## START Data provided
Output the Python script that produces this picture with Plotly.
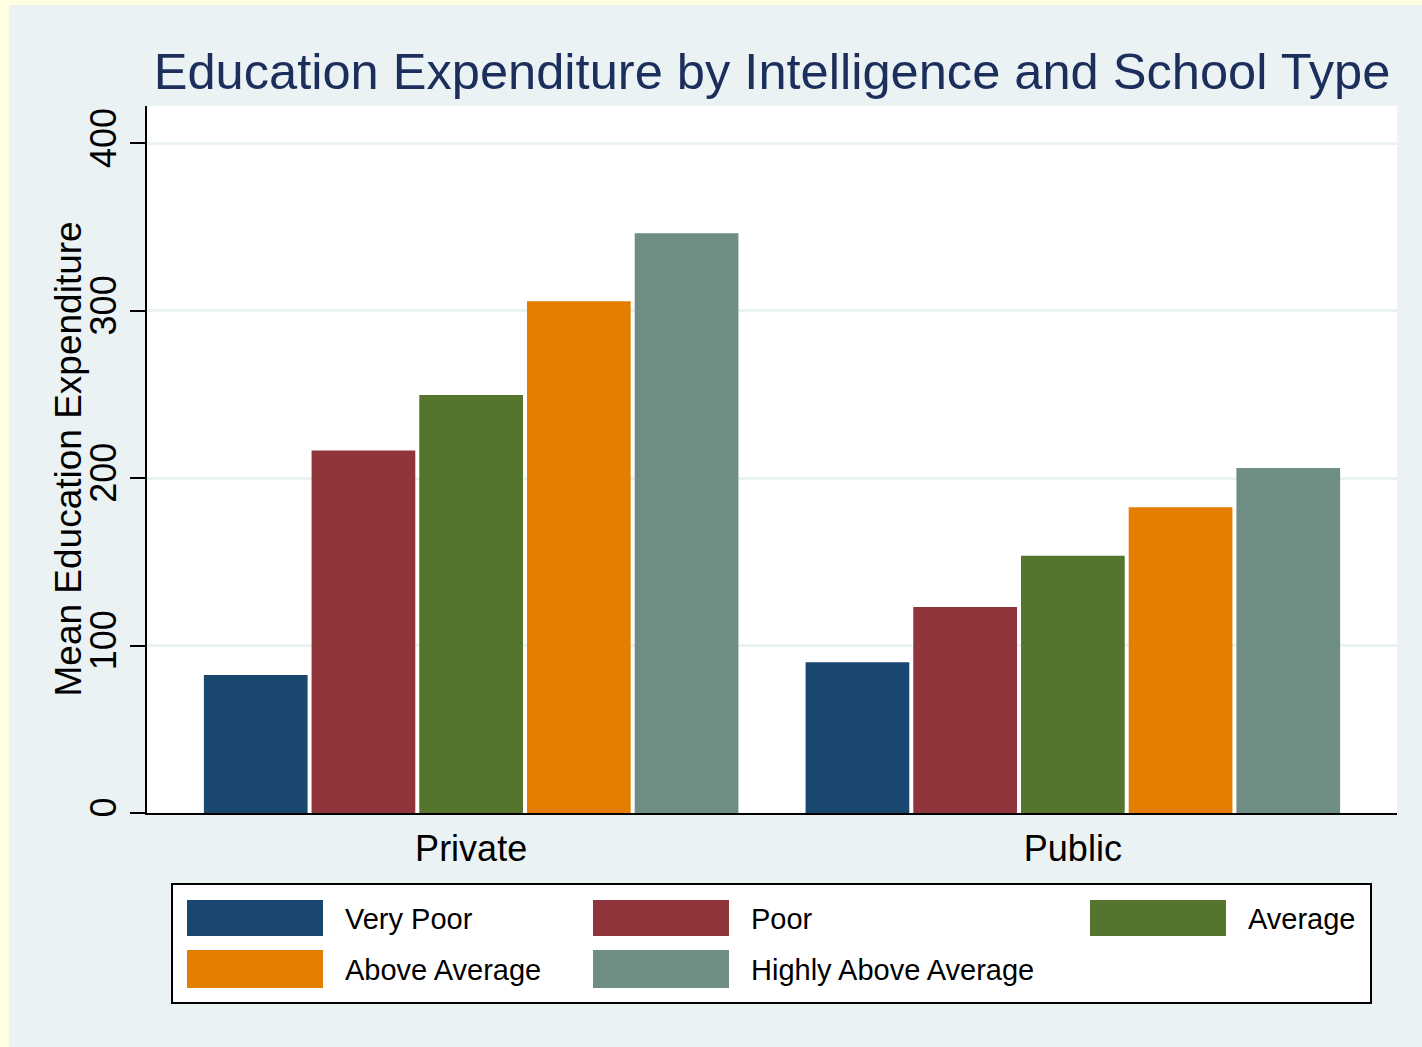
import plotly.graph_objects as go

categories = ["Private", "Public"]
series_names = ["Very Poor", "Poor", "Average", "Above Average", "Highly Above Average"]
very_poor = [82.4, 90.1]
poor = [216.5, 123.0]
average = [249.7, 153.6]
above_average = [305.7, 182.7]
highly_above_average = [346.3, 206.0]
series_values = [very_poor, poor, average, above_average, highly_above_average]
colors = ["#1A476F", "#90353B", "#55752F", "#E37E00", "#6E8E84"]
y_ticks = [0, 100, 200, 300, 400]

FONT = "Liberation Sans, Arial, sans-serif"
BG = "#EAF2F3"

fig = go.Figure()
for name, vals, col in zip(series_names, series_values, colors):
    fig.add_trace(go.Bar(
        x=categories, y=vals, name=name,
        marker=dict(color=col, line=dict(width=0)),
        showlegend=False,
    ))

W, H = 1413, 1042
ml, mr, mt, mb = 138, 25, 101, 234

pw = W - ml - mr
ph = H - mt - mb
def px_x(x):
    return (x - ml) / pw
def px_y(y):
    return (H - mb - y) / ph

fig.update_layout(
    width=W, height=H,
    margin=dict(l=ml, r=mr, t=mt, b=mb, pad=0),
    paper_bgcolor=BG, plot_bgcolor="white",
    barmode="group", bargap=0.105, bargroupgap=0.037,
    font=dict(family=FONT, color="black"),
    title=dict(
        text="Education Expenditure by Intelligence and School Type",
        font=dict(family=FONT, size=50.6, color="#1C2E5C"),
        x=0.5, xref="paper", xanchor="center",
        y=1 - 66 / H, yref="container", yanchor="middle",
    ),
    xaxis=dict(
        type="category", range=[-0.5387, 1.5387],
        showline=True, linecolor="black", linewidth=2,
        ticks="", showgrid=False,
        tickfont=dict(family=FONT, size=36, color="black"),
        ticklabelstandoff=3,
    ),
    yaxis=dict(
        range=[0, 422.3], tickvals=y_ticks, ticktext=[str(v) for v in y_ticks],
        showline=True, linecolor="black", linewidth=2,
        ticks="outside", ticklen=15, tickwidth=2, tickcolor="black",
        tickangle=-90,
        tickfont=dict(family=FONT, size=36, color="black"),
        showgrid=True, gridcolor=BG, gridwidth=3,
        zeroline=False,
    ),
)

fig.add_annotation(xref="paper", yref="paper", x=px_x(59), y=0.5,
                   text="Mean Education Expenditure", textangle=-90,
                   showarrow=False, xanchor="center", yanchor="middle",
                   font=dict(family=FONT, size=37, color="black"))

# custom legend (Stata style)
fig.add_shape(type="rect", xref="paper", yref="paper",
              x0=px_x(163), x1=px_x(1362), y0=px_y(998), y1=px_y(879),
              fillcolor="white", line=dict(color="black", width=2), layer="above")

col_x = [178, 584, 1081]
row_y = [(895, 931), (945, 983)]
for i, (name, col) in enumerate(zip(series_names, colors)):
    r, c = divmod(i, 3)
    x0 = col_x[c]
    y0, y1 = row_y[r]
    fig.add_shape(type="rect", xref="paper", yref="paper",
                  x0=px_x(x0), x1=px_x(x0 + 136), y0=px_y(y1), y1=px_y(y0),
                  fillcolor=col, line=dict(width=0), layer="above")
    fig.add_annotation(xref="paper", yref="paper",
                       x=px_x(x0 + 156), y=px_y((y0 + y1) / 2 + 1),
                       text=name, showarrow=False, xanchor="left", yanchor="middle",
                       font=dict(family=FONT, size=29, color="black"))

fig.write_html("out.html", post_script="document.body.style.margin='5px 0 0 9px';document.body.style.background='#FFFFE0';")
## END Data provided
- Aim of the task
Copy nothing but the lines from the top of the material through the line holding "import plotly.graph_objects as go", exactly as written; omit pictures.

- Correct answer
Output the Python script that produces this picture with Plotly.
import plotly.graph_objects as go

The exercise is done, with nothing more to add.